start DATA LINES

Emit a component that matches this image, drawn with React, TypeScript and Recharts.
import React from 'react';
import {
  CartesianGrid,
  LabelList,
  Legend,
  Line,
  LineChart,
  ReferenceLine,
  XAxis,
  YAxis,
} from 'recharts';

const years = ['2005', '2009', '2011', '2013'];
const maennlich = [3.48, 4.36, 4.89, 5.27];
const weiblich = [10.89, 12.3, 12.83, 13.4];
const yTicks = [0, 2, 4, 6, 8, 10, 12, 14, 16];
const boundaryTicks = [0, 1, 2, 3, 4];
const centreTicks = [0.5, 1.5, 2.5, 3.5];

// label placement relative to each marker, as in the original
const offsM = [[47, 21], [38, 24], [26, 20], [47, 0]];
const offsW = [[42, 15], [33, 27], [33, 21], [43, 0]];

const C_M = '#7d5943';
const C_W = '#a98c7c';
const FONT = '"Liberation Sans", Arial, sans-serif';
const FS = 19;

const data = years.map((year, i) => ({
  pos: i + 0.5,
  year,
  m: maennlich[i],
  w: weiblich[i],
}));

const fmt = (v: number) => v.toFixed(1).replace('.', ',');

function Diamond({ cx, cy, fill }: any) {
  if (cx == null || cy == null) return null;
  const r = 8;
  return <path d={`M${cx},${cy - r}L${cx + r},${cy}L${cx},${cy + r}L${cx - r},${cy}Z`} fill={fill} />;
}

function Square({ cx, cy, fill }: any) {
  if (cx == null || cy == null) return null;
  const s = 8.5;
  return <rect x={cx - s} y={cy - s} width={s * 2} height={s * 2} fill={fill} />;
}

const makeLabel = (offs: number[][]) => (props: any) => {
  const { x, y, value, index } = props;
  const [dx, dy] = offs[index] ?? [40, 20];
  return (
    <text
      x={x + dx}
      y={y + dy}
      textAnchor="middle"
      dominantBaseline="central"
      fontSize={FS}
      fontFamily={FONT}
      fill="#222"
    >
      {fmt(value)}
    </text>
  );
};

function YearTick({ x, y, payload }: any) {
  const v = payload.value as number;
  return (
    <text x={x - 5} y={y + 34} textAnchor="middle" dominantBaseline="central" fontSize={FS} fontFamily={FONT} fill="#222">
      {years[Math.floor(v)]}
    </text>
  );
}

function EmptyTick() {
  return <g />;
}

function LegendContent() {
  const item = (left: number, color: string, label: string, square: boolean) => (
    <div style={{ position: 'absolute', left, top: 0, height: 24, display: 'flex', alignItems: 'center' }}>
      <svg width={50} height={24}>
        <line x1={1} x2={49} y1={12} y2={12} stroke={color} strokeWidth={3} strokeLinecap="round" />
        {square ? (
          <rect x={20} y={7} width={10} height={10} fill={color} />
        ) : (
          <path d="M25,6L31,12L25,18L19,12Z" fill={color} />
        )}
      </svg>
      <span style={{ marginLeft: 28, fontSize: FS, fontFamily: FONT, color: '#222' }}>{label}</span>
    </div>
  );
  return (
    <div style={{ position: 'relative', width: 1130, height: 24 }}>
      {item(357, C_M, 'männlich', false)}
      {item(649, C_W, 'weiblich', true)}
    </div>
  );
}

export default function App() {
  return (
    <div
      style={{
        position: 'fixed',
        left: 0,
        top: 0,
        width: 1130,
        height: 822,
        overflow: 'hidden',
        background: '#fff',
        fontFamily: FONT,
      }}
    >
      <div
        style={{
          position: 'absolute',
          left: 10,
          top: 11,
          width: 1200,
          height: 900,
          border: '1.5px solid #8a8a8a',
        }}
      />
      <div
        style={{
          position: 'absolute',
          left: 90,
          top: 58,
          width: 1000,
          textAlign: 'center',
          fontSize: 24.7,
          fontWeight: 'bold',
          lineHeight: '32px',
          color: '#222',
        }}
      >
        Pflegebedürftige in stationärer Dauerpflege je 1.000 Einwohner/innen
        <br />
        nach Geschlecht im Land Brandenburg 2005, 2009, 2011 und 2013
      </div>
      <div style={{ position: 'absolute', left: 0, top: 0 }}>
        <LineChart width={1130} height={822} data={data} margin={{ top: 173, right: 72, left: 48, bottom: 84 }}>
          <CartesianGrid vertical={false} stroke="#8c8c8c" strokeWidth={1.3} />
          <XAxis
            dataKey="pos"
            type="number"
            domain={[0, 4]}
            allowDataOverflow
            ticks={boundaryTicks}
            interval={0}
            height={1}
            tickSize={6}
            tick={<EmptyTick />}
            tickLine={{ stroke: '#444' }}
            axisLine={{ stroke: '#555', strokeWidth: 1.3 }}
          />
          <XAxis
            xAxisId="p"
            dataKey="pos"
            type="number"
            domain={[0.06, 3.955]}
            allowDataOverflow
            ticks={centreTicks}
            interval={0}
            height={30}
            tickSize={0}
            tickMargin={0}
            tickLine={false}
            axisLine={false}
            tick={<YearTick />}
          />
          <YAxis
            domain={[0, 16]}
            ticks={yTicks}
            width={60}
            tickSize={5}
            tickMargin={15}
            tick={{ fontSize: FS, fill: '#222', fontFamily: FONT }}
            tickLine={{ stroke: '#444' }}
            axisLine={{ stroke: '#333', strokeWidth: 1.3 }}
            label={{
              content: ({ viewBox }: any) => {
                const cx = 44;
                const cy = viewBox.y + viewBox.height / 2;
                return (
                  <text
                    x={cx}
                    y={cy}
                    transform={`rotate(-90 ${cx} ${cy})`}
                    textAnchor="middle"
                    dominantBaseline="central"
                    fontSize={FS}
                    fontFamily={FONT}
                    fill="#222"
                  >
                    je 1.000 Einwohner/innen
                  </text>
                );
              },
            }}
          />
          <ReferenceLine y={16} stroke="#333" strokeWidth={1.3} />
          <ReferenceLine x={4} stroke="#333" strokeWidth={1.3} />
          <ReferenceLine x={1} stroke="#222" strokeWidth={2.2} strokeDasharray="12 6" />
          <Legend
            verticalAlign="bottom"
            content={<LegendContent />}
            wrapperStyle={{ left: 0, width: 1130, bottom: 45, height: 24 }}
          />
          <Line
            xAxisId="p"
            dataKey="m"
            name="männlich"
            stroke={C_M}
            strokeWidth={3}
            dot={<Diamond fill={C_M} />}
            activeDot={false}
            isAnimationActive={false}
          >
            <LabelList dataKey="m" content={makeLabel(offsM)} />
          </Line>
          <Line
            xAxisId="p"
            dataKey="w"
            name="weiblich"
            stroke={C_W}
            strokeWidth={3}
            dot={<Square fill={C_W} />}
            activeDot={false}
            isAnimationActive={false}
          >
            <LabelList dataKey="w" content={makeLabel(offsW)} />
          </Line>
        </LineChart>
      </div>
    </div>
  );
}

end DATA LINES

▸ DIRECTIONS FOR THIS TASK
Write out exactly the lines from the start of the material through the line with "const fmt = (v: number)". No other output is expected.

▸ SOLVED EXERCISE
Emit a component that matches this image, drawn with React, TypeScript and Recharts.
import React from 'react';
import {
  CartesianGrid,
  LabelList,
  Legend,
  Line,
  LineChart,
  ReferenceLine,
  XAxis,
  YAxis,
} from 'recharts';

const years = ['2005', '2009', '2011', '2013'];
const maennlich = [3.48, 4.36, 4.89, 5.27];
const weiblich = [10.89, 12.3, 12.83, 13.4];
const yTicks = [0, 2, 4, 6, 8, 10, 12, 14, 16];
const boundaryTicks = [0, 1, 2, 3, 4];
const centreTicks = [0.5, 1.5, 2.5, 3.5];

// label placement relative to each marker, as in the original
const offsM = [[47, 21], [38, 24], [26, 20], [47, 0]];
const offsW = [[42, 15], [33, 27], [33, 21], [43, 0]];

const C_M = '#7d5943';
const C_W = '#a98c7c';
const FONT = '"Liberation Sans", Arial, sans-serif';
const FS = 19;

const data = years.map((year, i) => ({
  pos: i + 0.5,
  year,
  m: maennlich[i],
  w: weiblich[i],
}));

const fmt = (v: number) => v.toFixed(1).replace('.', ',');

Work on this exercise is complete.